◆ WHAT NEEDS TO BE DONE ◆
Take the lines of the data below from the very first through the line containing "(eff) at (771,344)" and output them exactly, pictures excluded.
# # # # # # #
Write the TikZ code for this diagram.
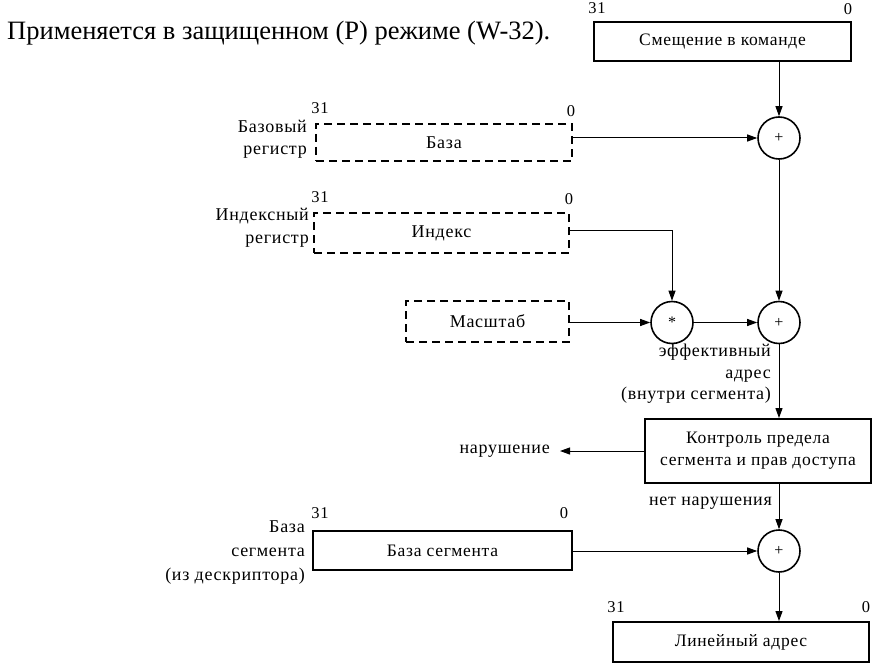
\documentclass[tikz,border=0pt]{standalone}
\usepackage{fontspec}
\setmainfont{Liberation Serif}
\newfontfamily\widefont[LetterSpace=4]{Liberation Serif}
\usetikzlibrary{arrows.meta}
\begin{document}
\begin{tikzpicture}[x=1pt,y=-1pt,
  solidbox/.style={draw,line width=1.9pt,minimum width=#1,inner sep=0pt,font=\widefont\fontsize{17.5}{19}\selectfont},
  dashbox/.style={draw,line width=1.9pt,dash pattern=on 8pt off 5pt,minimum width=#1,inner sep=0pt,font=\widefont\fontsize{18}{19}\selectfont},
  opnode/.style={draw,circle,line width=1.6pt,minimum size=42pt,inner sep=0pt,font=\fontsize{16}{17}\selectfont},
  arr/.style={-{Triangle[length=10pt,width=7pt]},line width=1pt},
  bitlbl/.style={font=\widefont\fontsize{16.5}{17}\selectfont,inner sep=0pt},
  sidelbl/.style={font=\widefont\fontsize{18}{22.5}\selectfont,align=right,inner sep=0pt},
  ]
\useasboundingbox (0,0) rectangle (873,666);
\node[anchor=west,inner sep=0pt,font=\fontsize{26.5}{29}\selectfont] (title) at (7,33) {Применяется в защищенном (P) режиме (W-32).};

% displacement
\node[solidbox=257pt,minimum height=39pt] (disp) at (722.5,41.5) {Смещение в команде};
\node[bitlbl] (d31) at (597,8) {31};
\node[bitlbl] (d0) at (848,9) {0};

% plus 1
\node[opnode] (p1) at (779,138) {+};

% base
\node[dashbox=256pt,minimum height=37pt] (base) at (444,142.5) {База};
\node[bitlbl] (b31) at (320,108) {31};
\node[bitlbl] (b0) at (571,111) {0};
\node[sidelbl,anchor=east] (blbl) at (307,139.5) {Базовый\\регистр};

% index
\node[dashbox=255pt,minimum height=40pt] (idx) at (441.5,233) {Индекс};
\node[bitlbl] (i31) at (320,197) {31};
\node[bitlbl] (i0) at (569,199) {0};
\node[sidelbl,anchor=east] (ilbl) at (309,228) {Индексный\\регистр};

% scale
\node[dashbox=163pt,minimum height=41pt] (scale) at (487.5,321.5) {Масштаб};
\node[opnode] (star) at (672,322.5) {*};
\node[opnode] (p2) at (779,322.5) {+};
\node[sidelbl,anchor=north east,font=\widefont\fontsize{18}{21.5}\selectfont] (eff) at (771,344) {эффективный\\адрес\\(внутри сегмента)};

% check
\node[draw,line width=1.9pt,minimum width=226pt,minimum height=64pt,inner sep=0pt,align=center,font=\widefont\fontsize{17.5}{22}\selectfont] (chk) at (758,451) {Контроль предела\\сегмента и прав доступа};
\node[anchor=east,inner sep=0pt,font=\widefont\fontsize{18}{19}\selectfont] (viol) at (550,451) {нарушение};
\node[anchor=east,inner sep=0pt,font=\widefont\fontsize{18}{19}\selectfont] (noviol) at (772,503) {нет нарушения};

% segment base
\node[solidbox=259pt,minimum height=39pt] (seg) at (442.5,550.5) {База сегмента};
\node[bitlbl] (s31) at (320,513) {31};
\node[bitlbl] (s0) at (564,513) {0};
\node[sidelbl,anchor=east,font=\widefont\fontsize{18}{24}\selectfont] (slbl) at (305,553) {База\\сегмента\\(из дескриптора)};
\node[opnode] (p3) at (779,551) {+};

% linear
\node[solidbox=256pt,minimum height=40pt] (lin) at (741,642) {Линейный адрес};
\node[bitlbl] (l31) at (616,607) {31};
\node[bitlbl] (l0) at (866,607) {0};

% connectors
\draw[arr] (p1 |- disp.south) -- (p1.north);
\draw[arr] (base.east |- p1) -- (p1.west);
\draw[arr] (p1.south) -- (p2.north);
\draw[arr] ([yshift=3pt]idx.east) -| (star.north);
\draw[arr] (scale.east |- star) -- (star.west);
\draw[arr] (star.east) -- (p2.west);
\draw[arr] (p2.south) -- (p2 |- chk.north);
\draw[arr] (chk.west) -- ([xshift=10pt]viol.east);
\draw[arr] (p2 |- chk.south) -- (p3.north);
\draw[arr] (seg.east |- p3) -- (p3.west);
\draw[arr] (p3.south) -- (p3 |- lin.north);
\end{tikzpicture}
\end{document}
# # # # # # #
◆ EXPECTED ANSWER ◆
Write the TikZ code for this diagram.
\documentclass[tikz,border=0pt]{standalone}
\usepackage{fontspec}
\setmainfont{Liberation Serif}
\newfontfamily\widefont[LetterSpace=4]{Liberation Serif}
\usetikzlibrary{arrows.meta}
\begin{document}
\begin{tikzpicture}[x=1pt,y=-1pt,
  solidbox/.style={draw,line width=1.9pt,minimum width=#1,inner sep=0pt,font=\widefont\fontsize{17.5}{19}\selectfont},
  dashbox/.style={draw,line width=1.9pt,dash pattern=on 8pt off 5pt,minimum width=#1,inner sep=0pt,font=\widefont\fontsize{18}{19}\selectfont},
  opnode/.style={draw,circle,line width=1.6pt,minimum size=42pt,inner sep=0pt,font=\fontsize{16}{17}\selectfont},
  arr/.style={-{Triangle[length=10pt,width=7pt]},line width=1pt},
  bitlbl/.style={font=\widefont\fontsize{16.5}{17}\selectfont,inner sep=0pt},
  sidelbl/.style={font=\widefont\fontsize{18}{22.5}\selectfont,align=right,inner sep=0pt},
  ]
\useasboundingbox (0,0) rectangle (873,666);
\node[anchor=west,inner sep=0pt,font=\fontsize{26.5}{29}\selectfont] (title) at (7,33) {Применяется в защищенном (P) режиме (W-32).};

% displacement
\node[solidbox=257pt,minimum height=39pt] (disp) at (722.5,41.5) {Смещение в команде};
\node[bitlbl] (d31) at (597,8) {31};
\node[bitlbl] (d0) at (848,9) {0};

% plus 1
\node[opnode] (p1) at (779,138) {+};

% base
\node[dashbox=256pt,minimum height=37pt] (base) at (444,142.5) {База};
\node[bitlbl] (b31) at (320,108) {31};
\node[bitlbl] (b0) at (571,111) {0};
\node[sidelbl,anchor=east] (blbl) at (307,139.5) {Базовый\\регистр};

% index
\node[dashbox=255pt,minimum height=40pt] (idx) at (441.5,233) {Индекс};
\node[bitlbl] (i31) at (320,197) {31};
\node[bitlbl] (i0) at (569,199) {0};
\node[sidelbl,anchor=east] (ilbl) at (309,228) {Индексный\\регистр};

% scale
\node[dashbox=163pt,minimum height=41pt] (scale) at (487.5,321.5) {Масштаб};
\node[opnode] (star) at (672,322.5) {*};
\node[opnode] (p2) at (779,322.5) {+};
\node[sidelbl,anchor=north east,font=\widefont\fontsize{18}{21.5}\selectfont] (eff) at (771,344) {эффективный\\адрес\\(внутри сегмента)};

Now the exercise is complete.